__EXERCISE REQUIREMENTS__. Give an exact transcription of every line, dropping the images.

__MATERIAL__.
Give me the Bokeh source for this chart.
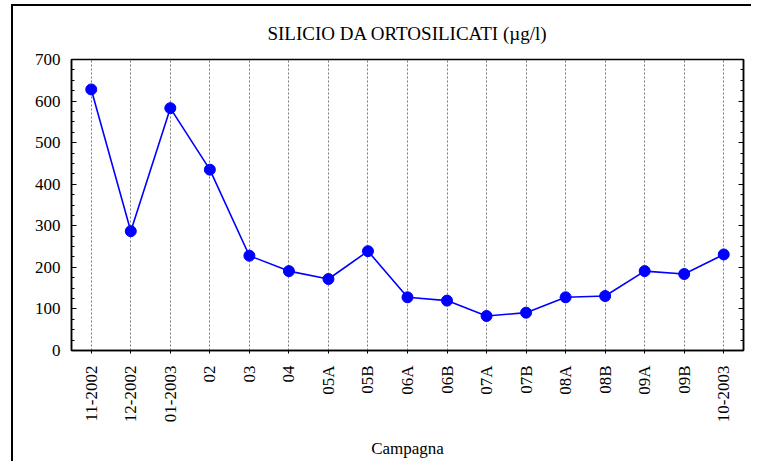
from bokeh.plotting import figure
from bokeh.models import FactorRange, Range1d, LinearAxis, FixedTicker, Title
from bokeh.layouts import column
from bokeh.embed import file_html
from bokeh.resources import INLINE
from math import pi

categories = ["11-2002", "12-2002", "01-2003", "02", "03", "04", "05A", "05B",
              "06A", "06B", "07A", "07B", "08A", "08B", "09A", "09B", "10-2003"]
silicio = [628, 287, 583, 435, 228, 191, 172, 239, 128, 120, 83, 91, 128, 131, 191, 184, 231]
y_ticks = [0, 100, 200, 300, 400, 500, 600, 700]
title_text = "SILICIO DA ORTOSILICATI (µg/l)"

FONT = "Liberation Serif"

p = figure(frame_width=672, frame_height=291, output_backend="svg", toolbar_location=None,
           x_range=FactorRange(factors=categories, range_padding=0),
           y_range=Range1d(0, 700))

p.min_border_left = 58
p.min_border_right = 8
p.min_border_top = 53
p.min_border_bottom = 100

p.title = Title(text=title_text, align="center", vertical_align="top",
                text_font=FONT, text_font_size="19px", text_font_style="normal",
                text_color="black", standoff=28, offset=-5)

p.outline_line_color = "black"
p.outline_line_width = 1.5

p.line(x=categories, y=silicio, line_color="#0000FF", line_width=1.6)
p.scatter(x=categories, y=silicio, size=11, fill_color="#0000FF", line_color="#0000FF")

p.ygrid.grid_line_color = None
p.xgrid.grid_line_color = "#777777"
p.xgrid.grid_line_dash = "2 2"
p.xgrid.grid_line_width = 1

xa = p.xaxis[0]
xa.major_label_orientation = pi / 2
xa.major_label_text_font = FONT
xa.major_label_text_font_size = "17px"
xa.major_label_text_color = "black"
xa.major_label_standoff = 12
xa.major_tick_in = 0
xa.major_tick_out = 3
xa.axis_line_width = 1.5
xa.axis_label = "Campagna"
xa.axis_label_text_font = FONT
xa.axis_label_text_font_size = "17px"
xa.axis_label_text_font_style = "normal"
xa.axis_label_text_color = "black"
xa.axis_label_standoff = 14

ya = p.yaxis[0]
ya.ticker = FixedTicker(ticks=y_ticks, minor_ticks=list(range(0, 701, 25)))
ya.major_label_text_font = FONT
ya.major_label_text_font_size = "17px"
ya.major_label_text_color = "black"
ya.major_label_standoff = 11
ya.major_tick_in = 5
ya.major_tick_out = 0
ya.minor_tick_in = 3
ya.minor_tick_out = 0
ya.axis_line_width = 1.5

ra = LinearAxis(ticker=FixedTicker(ticks=y_ticks, minor_ticks=list(range(0, 701, 25))))
ra.major_label_overrides = {t: "" for t in y_ticks}
ra.major_label_standoff = 0
ra.major_tick_in = 5
ra.major_tick_out = 0
ra.minor_tick_in = 3
ra.minor_tick_out = 0
ra.axis_line_width = 1.5
p.add_layout(ra, "right")

layout = column(p, styles={"border-left": "2px solid black", "border-top": "2px solid black",
                           "margin-left": "11px", "margin-top": "4px"})

open("out.html", "w").write(file_html(layout, INLINE))
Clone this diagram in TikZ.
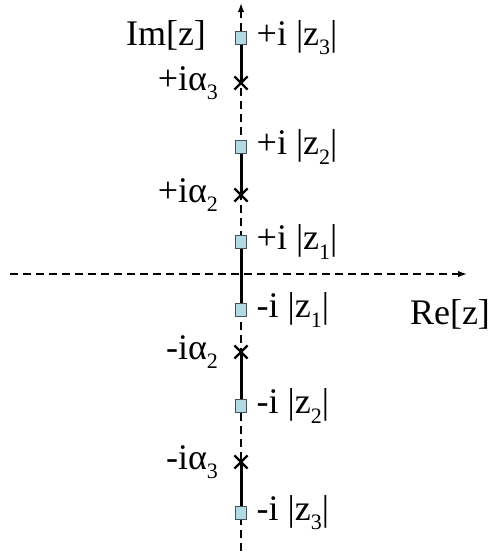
\documentclass[tikz,border=0pt]{standalone}
\usepackage{fontspec}
\setmainfont{Liberation Serif}
\usetikzlibrary{arrows.meta,positioning,shapes.misc}
\definecolor{PoleBlue}{RGB}{178,218,228}
\definecolor{PoleEdge}{RGB}{70,80,90}
\newcommand{\lowsub}[1]{\raisebox{-.55ex}{\fontsize{11}{11}\selectfont #1}}

\begin{document}
\begin{tikzpicture}[x=.5pt,y=-.5pt,>={Latex[length=4.5pt,width=3.2pt]},
  axisline/.style={dash pattern=on 4pt off 2.5pt,line width=.7pt},
  cutline/.style={line width=1.5pt},
  pole/.style={draw=PoleEdge,fill=PoleBlue,line width=.5pt,minimum width=5.8pt,minimum height=6.5pt,inner sep=0pt},
  crossmark/.style={cross out,draw,line width=1.1pt,minimum size=5.5pt,inner sep=0pt},
  lbl/.style={inner sep=0pt,font=\fontsize{18}{20}\selectfont}]
\useasboundingbox (0,0) rectangle (490,553);
% axes
\coordinate (xl) at (10,274);\coordinate (xr) at (467,274);
\coordinate (yb) at (241,551);\coordinate (yt) at (241,3);
\draw[axisline,->] (xl)--(xr);\draw[axisline,->] (yb)--(yt);
% branch points and zeros on the imaginary axis
\foreach \n/\y in {z3p/38,z2p/147,z1p/242,z1m/310,z2m/406,z3m/513}{\node[pole] (\n) at (241,\y){};}
\foreach \n/\y in {a3p/83,a2p/195,a2m/352,a3m/462}{\node[crossmark] (\n) at (241,\y){};}
% cuts
\draw[cutline] (z3p.south)--(a3p.center);\draw[cutline] (z2p.south)--(a2p.center);
\draw[cutline] (z1p.south)--(z1m.north);
\draw[cutline] (a2m.center)--(z2m.north);\draw[cutline] (a3m.center)--(z3m.north);
% labels
\node[lbl,right=4.5pt of z3p] (lz3p) {+i |z\lowsub{3}|};
\node[lbl,right=4.5pt of z2p] (lz2p) {+i |z\lowsub{2}|};
\node[lbl,right=4.5pt of z1p] (lz1p) {+i |z\lowsub{1}|};
\node[lbl,right=4.5pt of z1m] (lz1m) {-i |z\lowsub{1}|};
\node[lbl,right=4.5pt of z2m] (lz2m) {-i |z\lowsub{2}|};
\node[lbl,right=4.5pt of z3m] (lz3m) {-i |z\lowsub{3}|};
\node[lbl,left=8pt of a3p] (la3p) {+iα\lowsub{3}};
\node[lbl,left=8pt of a2p] (la2p) {+iα\lowsub{2}};
\node[lbl,left=8pt of a2m] (la2m) {-iα\lowsub{2}};
\node[lbl,left=8pt of a3m] (la3m) {-iα\lowsub{3}};
\node[lbl] (imz) at (166,35) {Im[z]};\node[lbl] (rez) at (450,314) {Re[z]};
\end{tikzpicture}
\end{document}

__THE OUTPUT__.
Give me the Bokeh source for this chart.
from bokeh.plotting import figure
from bokeh.models import FactorRange, Range1d, LinearAxis, FixedTicker, Title
from bokeh.layouts import column
from bokeh.embed import file_html
from bokeh.resources import INLINE
from math import pi

categories = ["11-2002", "12-2002", "01-2003", "02", "03", "04", "05A", "05B",
              "06A", "06B", "07A", "07B", "08A", "08B", "09A", "09B", "10-2003"]
silicio = [628, 287, 583, 435, 228, 191, 172, 239, 128, 120, 83, 91, 128, 131, 191, 184, 231]
y_ticks = [0, 100, 200, 300, 400, 500, 600, 700]
title_text = "SILICIO DA ORTOSILICATI (µg/l)"

FONT = "Liberation Serif"

p = figure(frame_width=672, frame_height=291, output_backend="svg", toolbar_location=None,
           x_range=FactorRange(factors=categories, range_padding=0),
           y_range=Range1d(0, 700))

p.min_border_left = 58
p.min_border_right = 8
p.min_border_top = 53
p.min_border_bottom = 100

p.title = Title(text=title_text, align="center", vertical_align="top",
                text_font=FONT, text_font_size="19px", text_font_style="normal",
                text_color="black", standoff=28, offset=-5)

p.outline_line_color = "black"
p.outline_line_width = 1.5

p.line(x=categories, y=silicio, line_color="#0000FF", line_width=1.6)
p.scatter(x=categories, y=silicio, size=11, fill_color="#0000FF", line_color="#0000FF")

p.ygrid.grid_line_color = None
p.xgrid.grid_line_color = "#777777"
p.xgrid.grid_line_dash = "2 2"
p.xgrid.grid_line_width = 1

xa = p.xaxis[0]
xa.major_label_orientation = pi / 2
xa.major_label_text_font = FONT
xa.major_label_text_font_size = "17px"
xa.major_label_text_color = "black"
xa.major_label_standoff = 12
xa.major_tick_in = 0
xa.major_tick_out = 3
xa.axis_line_width = 1.5
xa.axis_label = "Campagna"
xa.axis_label_text_font = FONT
xa.axis_label_text_font_size = "17px"
xa.axis_label_text_font_style = "normal"
xa.axis_label_text_color = "black"
xa.axis_label_standoff = 14

ya = p.yaxis[0]
ya.ticker = FixedTicker(ticks=y_ticks, minor_ticks=list(range(0, 701, 25)))
ya.major_label_text_font = FONT
ya.major_label_text_font_size = "17px"
ya.major_label_text_color = "black"
ya.major_label_standoff = 11
ya.major_tick_in = 5
ya.major_tick_out = 0
ya.minor_tick_in = 3
ya.minor_tick_out = 0
ya.axis_line_width = 1.5

ra = LinearAxis(ticker=FixedTicker(ticks=y_ticks, minor_ticks=list(range(0, 701, 25))))
ra.major_label_overrides = {t: "" for t in y_ticks}
ra.major_label_standoff = 0
ra.major_tick_in = 5
ra.major_tick_out = 0
ra.minor_tick_in = 3
ra.minor_tick_out = 0
ra.axis_line_width = 1.5
p.add_layout(ra, "right")

layout = column(p, styles={"border-left": "2px solid black", "border-top": "2px solid black",
                           "margin-left": "11px", "margin-top": "4px"})

open("out.html", "w").write(file_html(layout, INLINE))
Clone this diagram in TikZ.
\documentclass[tikz,border=0pt]{standalone}
\usepackage{fontspec}
\setmainfont{Liberation Serif}
\usetikzlibrary{arrows.meta,positioning,shapes.misc}
\definecolor{PoleBlue}{RGB}{178,218,228}
\definecolor{PoleEdge}{RGB}{70,80,90}
\newcommand{\lowsub}[1]{\raisebox{-.55ex}{\fontsize{11}{11}\selectfont #1}}

\begin{document}
\begin{tikzpicture}[x=.5pt,y=-.5pt,>={Latex[length=4.5pt,width=3.2pt]},
  axisline/.style={dash pattern=on 4pt off 2.5pt,line width=.7pt},
  cutline/.style={line width=1.5pt},
  pole/.style={draw=PoleEdge,fill=PoleBlue,line width=.5pt,minimum width=5.8pt,minimum height=6.5pt,inner sep=0pt},
  crossmark/.style={cross out,draw,line width=1.1pt,minimum size=5.5pt,inner sep=0pt},
  lbl/.style={inner sep=0pt,font=\fontsize{18}{20}\selectfont}]
\useasboundingbox (0,0) rectangle (490,553);
% axes
\coordinate (xl) at (10,274);\coordinate (xr) at (467,274);
\coordinate (yb) at (241,551);\coordinate (yt) at (241,3);
\draw[axisline,->] (xl)--(xr);\draw[axisline,->] (yb)--(yt);
% branch points and zeros on the imaginary axis
\foreach \n/\y in {z3p/38,z2p/147,z1p/242,z1m/310,z2m/406,z3m/513}{\node[pole] (\n) at (241,\y){};}
\foreach \n/\y in {a3p/83,a2p/195,a2m/352,a3m/462}{\node[crossmark] (\n) at (241,\y){};}
% cuts
\draw[cutline] (z3p.south)--(a3p.center);\draw[cutline] (z2p.south)--(a2p.center);
\draw[cutline] (z1p.south)--(z1m.north);
\draw[cutline] (a2m.center)--(z2m.north);\draw[cutline] (a3m.center)--(z3m.north);
% labels
\node[lbl,right=4.5pt of z3p] (lz3p) {+i |z\lowsub{3}|};
\node[lbl,right=4.5pt of z2p] (lz2p) {+i |z\lowsub{2}|};
\node[lbl,right=4.5pt of z1p] (lz1p) {+i |z\lowsub{1}|};
\node[lbl,right=4.5pt of z1m] (lz1m) {-i |z\lowsub{1}|};
\node[lbl,right=4.5pt of z2m] (lz2m) {-i |z\lowsub{2}|};
\node[lbl,right=4.5pt of z3m] (lz3m) {-i |z\lowsub{3}|};
\node[lbl,left=8pt of a3p] (la3p) {+iα\lowsub{3}};
\node[lbl,left=8pt of a2p] (la2p) {+iα\lowsub{2}};
\node[lbl,left=8pt of a2m] (la2m) {-iα\lowsub{2}};
\node[lbl,left=8pt of a3m] (la3m) {-iα\lowsub{3}};
\node[lbl] (imz) at (166,35) {Im[z]};\node[lbl] (rez) at (450,314) {Re[z]};
\end{tikzpicture}
\end{document}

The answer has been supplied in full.